Problem details - Copy the data precisely, character for character, and leave out every picture.

Recorded information -
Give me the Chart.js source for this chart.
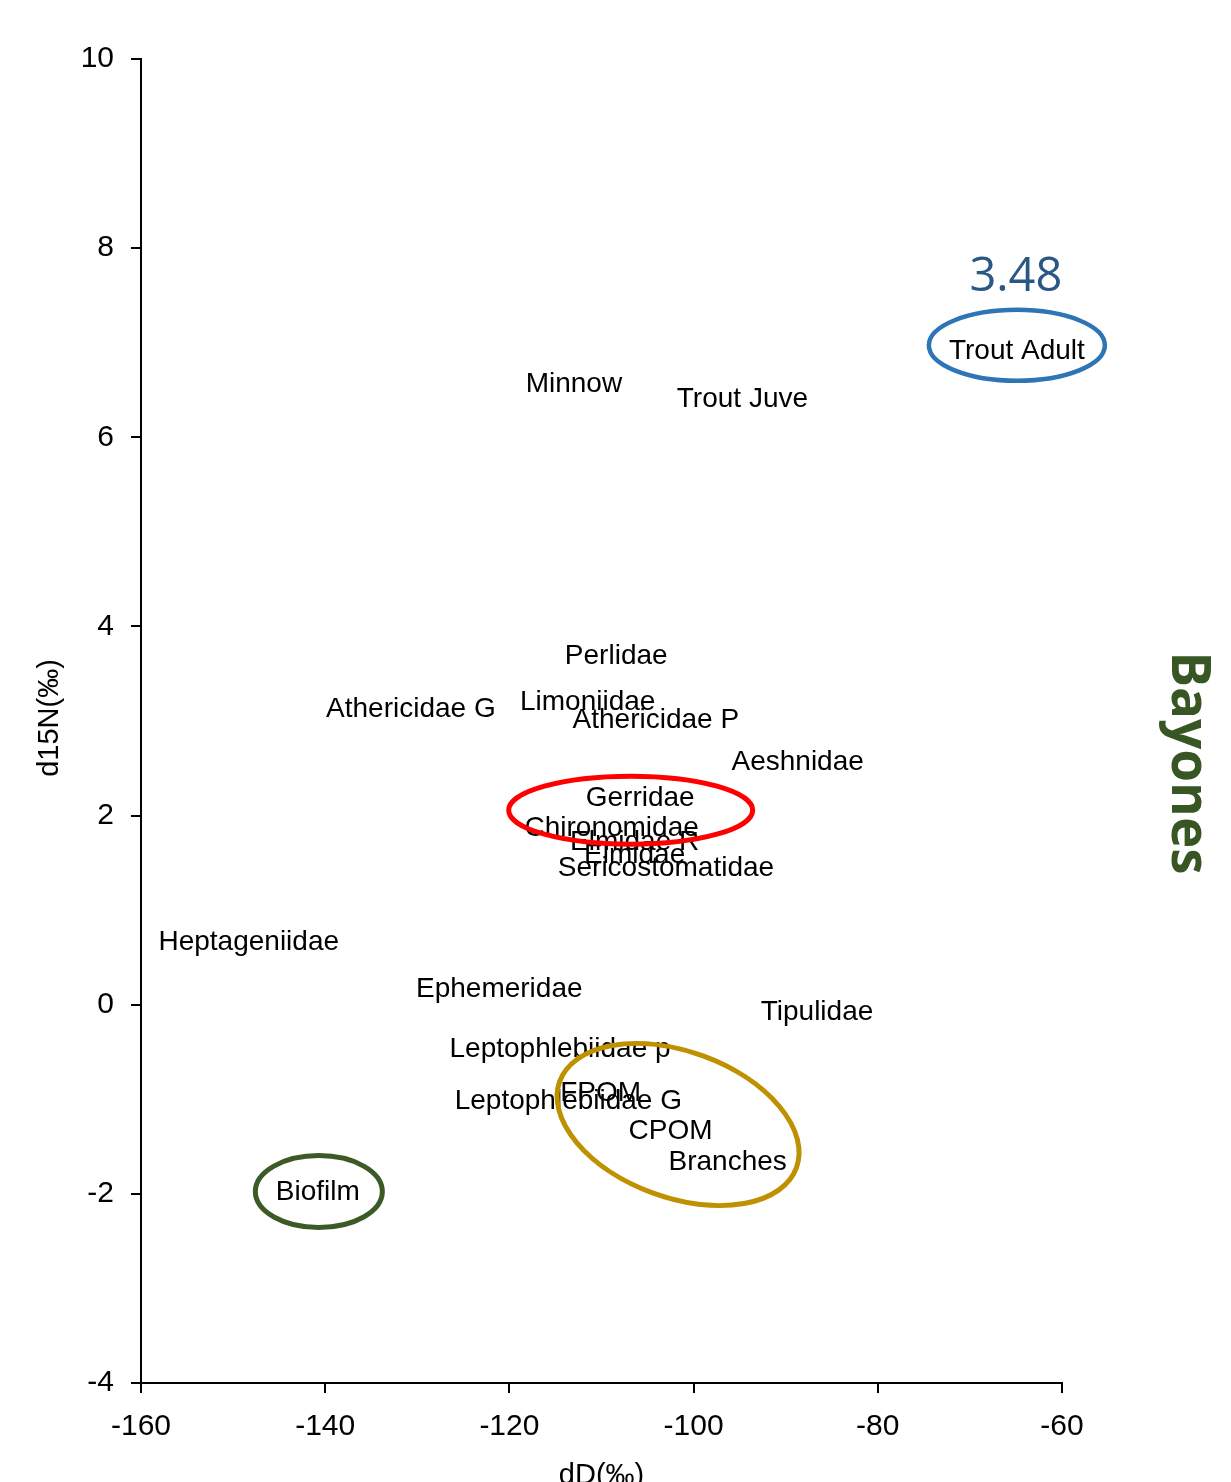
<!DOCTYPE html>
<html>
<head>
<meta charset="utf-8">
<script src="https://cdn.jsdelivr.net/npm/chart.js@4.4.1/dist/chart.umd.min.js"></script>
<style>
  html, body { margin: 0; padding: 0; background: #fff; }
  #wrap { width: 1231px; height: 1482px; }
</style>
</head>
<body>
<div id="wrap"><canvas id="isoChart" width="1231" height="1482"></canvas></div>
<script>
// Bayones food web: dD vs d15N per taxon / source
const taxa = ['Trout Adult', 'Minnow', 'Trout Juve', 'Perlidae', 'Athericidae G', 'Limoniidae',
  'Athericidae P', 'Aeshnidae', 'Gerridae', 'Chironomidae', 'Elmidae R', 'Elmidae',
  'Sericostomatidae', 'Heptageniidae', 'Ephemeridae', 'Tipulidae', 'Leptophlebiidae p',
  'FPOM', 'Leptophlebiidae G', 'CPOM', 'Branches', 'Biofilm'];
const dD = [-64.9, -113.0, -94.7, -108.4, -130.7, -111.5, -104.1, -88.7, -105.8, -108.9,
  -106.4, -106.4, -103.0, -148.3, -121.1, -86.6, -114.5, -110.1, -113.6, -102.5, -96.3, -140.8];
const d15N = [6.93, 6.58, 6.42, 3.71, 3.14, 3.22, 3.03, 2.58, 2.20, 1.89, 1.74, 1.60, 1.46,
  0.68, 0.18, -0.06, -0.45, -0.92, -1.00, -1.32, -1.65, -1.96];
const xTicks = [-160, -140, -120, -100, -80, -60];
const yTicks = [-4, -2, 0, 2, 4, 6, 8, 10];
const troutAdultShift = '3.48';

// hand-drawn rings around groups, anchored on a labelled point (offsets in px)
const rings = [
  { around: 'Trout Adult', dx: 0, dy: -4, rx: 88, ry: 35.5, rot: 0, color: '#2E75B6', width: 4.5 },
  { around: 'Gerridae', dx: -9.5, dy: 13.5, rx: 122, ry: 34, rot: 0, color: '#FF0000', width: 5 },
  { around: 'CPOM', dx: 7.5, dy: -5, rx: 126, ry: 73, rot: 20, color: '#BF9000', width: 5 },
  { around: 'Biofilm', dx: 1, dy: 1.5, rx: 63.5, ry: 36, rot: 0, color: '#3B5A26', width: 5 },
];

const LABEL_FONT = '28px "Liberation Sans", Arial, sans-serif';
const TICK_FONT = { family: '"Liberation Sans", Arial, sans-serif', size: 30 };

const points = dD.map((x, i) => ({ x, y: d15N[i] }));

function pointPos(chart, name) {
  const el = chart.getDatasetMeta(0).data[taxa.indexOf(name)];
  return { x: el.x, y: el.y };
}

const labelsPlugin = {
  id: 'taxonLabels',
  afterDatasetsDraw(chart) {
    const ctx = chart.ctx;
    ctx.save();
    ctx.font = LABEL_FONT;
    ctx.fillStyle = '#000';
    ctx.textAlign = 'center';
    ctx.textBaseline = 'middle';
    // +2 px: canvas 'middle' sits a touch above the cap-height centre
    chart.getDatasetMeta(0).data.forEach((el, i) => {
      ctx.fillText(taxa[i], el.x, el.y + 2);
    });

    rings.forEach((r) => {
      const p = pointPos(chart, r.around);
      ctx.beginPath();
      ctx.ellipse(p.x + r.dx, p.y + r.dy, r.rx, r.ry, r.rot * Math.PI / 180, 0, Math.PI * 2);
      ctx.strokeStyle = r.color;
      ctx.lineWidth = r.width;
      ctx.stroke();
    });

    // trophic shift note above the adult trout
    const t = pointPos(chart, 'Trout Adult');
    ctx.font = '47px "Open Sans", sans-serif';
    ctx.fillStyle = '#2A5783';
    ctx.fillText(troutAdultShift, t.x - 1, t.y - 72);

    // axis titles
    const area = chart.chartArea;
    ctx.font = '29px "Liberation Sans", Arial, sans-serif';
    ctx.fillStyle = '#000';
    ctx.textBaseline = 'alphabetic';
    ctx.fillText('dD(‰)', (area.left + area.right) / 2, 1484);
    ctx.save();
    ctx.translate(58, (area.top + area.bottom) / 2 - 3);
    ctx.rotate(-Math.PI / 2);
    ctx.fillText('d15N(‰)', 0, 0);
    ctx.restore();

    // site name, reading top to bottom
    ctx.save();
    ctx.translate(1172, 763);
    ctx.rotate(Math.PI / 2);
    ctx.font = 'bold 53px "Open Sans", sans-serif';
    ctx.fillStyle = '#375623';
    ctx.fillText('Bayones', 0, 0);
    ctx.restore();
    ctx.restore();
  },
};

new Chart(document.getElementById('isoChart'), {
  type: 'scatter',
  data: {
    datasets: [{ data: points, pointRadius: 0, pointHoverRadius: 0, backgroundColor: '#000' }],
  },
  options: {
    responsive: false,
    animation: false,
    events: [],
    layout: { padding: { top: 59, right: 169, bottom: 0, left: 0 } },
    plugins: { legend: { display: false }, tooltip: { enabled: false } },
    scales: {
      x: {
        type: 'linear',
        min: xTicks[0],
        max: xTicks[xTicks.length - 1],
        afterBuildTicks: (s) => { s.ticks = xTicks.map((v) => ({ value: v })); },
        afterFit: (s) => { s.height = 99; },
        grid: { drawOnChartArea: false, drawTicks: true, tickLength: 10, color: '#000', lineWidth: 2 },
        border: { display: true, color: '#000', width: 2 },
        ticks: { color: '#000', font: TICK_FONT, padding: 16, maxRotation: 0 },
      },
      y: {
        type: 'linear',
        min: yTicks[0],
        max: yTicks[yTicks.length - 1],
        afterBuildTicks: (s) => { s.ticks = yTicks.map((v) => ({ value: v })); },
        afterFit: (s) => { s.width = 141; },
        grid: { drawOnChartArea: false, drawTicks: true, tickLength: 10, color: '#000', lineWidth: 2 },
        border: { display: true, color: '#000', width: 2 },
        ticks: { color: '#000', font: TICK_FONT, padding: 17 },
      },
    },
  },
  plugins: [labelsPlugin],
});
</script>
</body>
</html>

Task result -
Give me the Chart.js source for this chart.
<!DOCTYPE html>
<html>
<head>
<meta charset="utf-8">
<script src="https://cdn.jsdelivr.net/npm/chart.js@4.4.1/dist/chart.umd.min.js"></script>
<style>
  html, body { margin: 0; padding: 0; background: #fff; }
  #wrap { width: 1231px; height: 1482px; }
</style>
</head>
<body>
<div id="wrap"><canvas id="isoChart" width="1231" height="1482"></canvas></div>
<script>
// Bayones food web: dD vs d15N per taxon / source
const taxa = ['Trout Adult', 'Minnow', 'Trout Juve', 'Perlidae', 'Athericidae G', 'Limoniidae',
  'Athericidae P', 'Aeshnidae', 'Gerridae', 'Chironomidae', 'Elmidae R', 'Elmidae',
  'Sericostomatidae', 'Heptageniidae', 'Ephemeridae', 'Tipulidae', 'Leptophlebiidae p',
  'FPOM', 'Leptophlebiidae G', 'CPOM', 'Branches', 'Biofilm'];
const dD = [-64.9, -113.0, -94.7, -108.4, -130.7, -111.5, -104.1, -88.7, -105.8, -108.9,
  -106.4, -106.4, -103.0, -148.3, -121.1, -86.6, -114.5, -110.1, -113.6, -102.5, -96.3, -140.8];
const d15N = [6.93, 6.58, 6.42, 3.71, 3.14, 3.22, 3.03, 2.58, 2.20, 1.89, 1.74, 1.60, 1.46,
  0.68, 0.18, -0.06, -0.45, -0.92, -1.00, -1.32, -1.65, -1.96];
const xTicks = [-160, -140, -120, -100, -80, -60];
const yTicks = [-4, -2, 0, 2, 4, 6, 8, 10];
const troutAdultShift = '3.48';

// hand-drawn rings around groups, anchored on a labelled point (offsets in px)
const rings = [
  { around: 'Trout Adult', dx: 0, dy: -4, rx: 88, ry: 35.5, rot: 0, color: '#2E75B6', width: 4.5 },
  { around: 'Gerridae', dx: -9.5, dy: 13.5, rx: 122, ry: 34, rot: 0, color: '#FF0000', width: 5 },
  { around: 'CPOM', dx: 7.5, dy: -5, rx: 126, ry: 73, rot: 20, color: '#BF9000', width: 5 },
  { around: 'Biofilm', dx: 1, dy: 1.5, rx: 63.5, ry: 36, rot: 0, color: '#3B5A26', width: 5 },
];

const LABEL_FONT = '28px "Liberation Sans", Arial, sans-serif';
const TICK_FONT = { family: '"Liberation Sans", Arial, sans-serif', size: 30 };

const points = dD.map((x, i) => ({ x, y: d15N[i] }));

function pointPos(chart, name) {
  const el = chart.getDatasetMeta(0).data[taxa.indexOf(name)];
  return { x: el.x, y: el.y };
}

const labelsPlugin = {
  id: 'taxonLabels',
  afterDatasetsDraw(chart) {
    const ctx = chart.ctx;
    ctx.save();
    ctx.font = LABEL_FONT;
    ctx.fillStyle = '#000';
    ctx.textAlign = 'center';
    ctx.textBaseline = 'middle';
    // +2 px: canvas 'middle' sits a touch above the cap-height centre
    chart.getDatasetMeta(0).data.forEach((el, i) => {
      ctx.fillText(taxa[i], el.x, el.y + 2);
    });

    rings.forEach((r) => {
      const p = pointPos(chart, r.around);
      ctx.beginPath();
      ctx.ellipse(p.x + r.dx, p.y + r.dy, r.rx, r.ry, r.rot * Math.PI / 180, 0, Math.PI * 2);
      ctx.strokeStyle = r.color;
      ctx.lineWidth = r.width;
      ctx.stroke();
    });

    // trophic shift note above the adult trout
    const t = pointPos(chart, 'Trout Adult');
    ctx.font = '47px "Open Sans", sans-serif';
    ctx.fillStyle = '#2A5783';
    ctx.fillText(troutAdultShift, t.x - 1, t.y - 72);

    // axis titles
    const area = chart.chartArea;
    ctx.font = '29px "Liberation Sans", Arial, sans-serif';
    ctx.fillStyle = '#000';
    ctx.textBaseline = 'alphabetic';
    ctx.fillText('dD(‰)', (area.left + area.right) / 2, 1484);
    ctx.save();
    ctx.translate(58, (area.top + area.bottom) / 2 - 3);
    ctx.rotate(-Math.PI / 2);
    ctx.fillText('d15N(‰)', 0, 0);
    ctx.restore();

    // site name, reading top to bottom
    ctx.save();
    ctx.translate(1172, 763);
    ctx.rotate(Math.PI / 2);
    ctx.font = 'bold 53px "Open Sans", sans-serif';
    ctx.fillStyle = '#375623';
    ctx.fillText('Bayones', 0, 0);
    ctx.restore();
    ctx.restore();
  },
};

new Chart(document.getElementById('isoChart'), {
  type: 'scatter',
  data: {
    datasets: [{ data: points, pointRadius: 0, pointHoverRadius: 0, backgroundColor: '#000' }],
  },
  options: {
    responsive: false,
    animation: false,
    events: [],
    layout: { padding: { top: 59, right: 169, bottom: 0, left: 0 } },
    plugins: { legend: { display: false }, tooltip: { enabled: false } },
    scales: {
      x: {
        type: 'linear',
        min: xTicks[0],
        max: xTicks[xTicks.length - 1],
        afterBuildTicks: (s) => { s.ticks = xTicks.map((v) => ({ value: v })); },
        afterFit: (s) => { s.height = 99; },
        grid: { drawOnChartArea: false, drawTicks: true, tickLength: 10, color: '#000', lineWidth: 2 },
        border: { display: true, color: '#000', width: 2 },
        ticks: { color: '#000', font: TICK_FONT, padding: 16, maxRotation: 0 },
      },
      y: {
        type: 'linear',
        min: yTicks[0],
        max: yTicks[yTicks.length - 1],
        afterBuildTicks: (s) => { s.ticks = yTicks.map((v) => ({ value: v })); },
        afterFit: (s) => { s.width = 141; },
        grid: { drawOnChartArea: false, drawTicks: true, tickLength: 10, color: '#000', lineWidth: 2 },
        border: { display: true, color: '#000', width: 2 },
        ticks: { color: '#000', font: TICK_FONT, padding: 17 },
      },
    },
  },
  plugins: [labelsPlugin],
});
</script>
</body>
</html>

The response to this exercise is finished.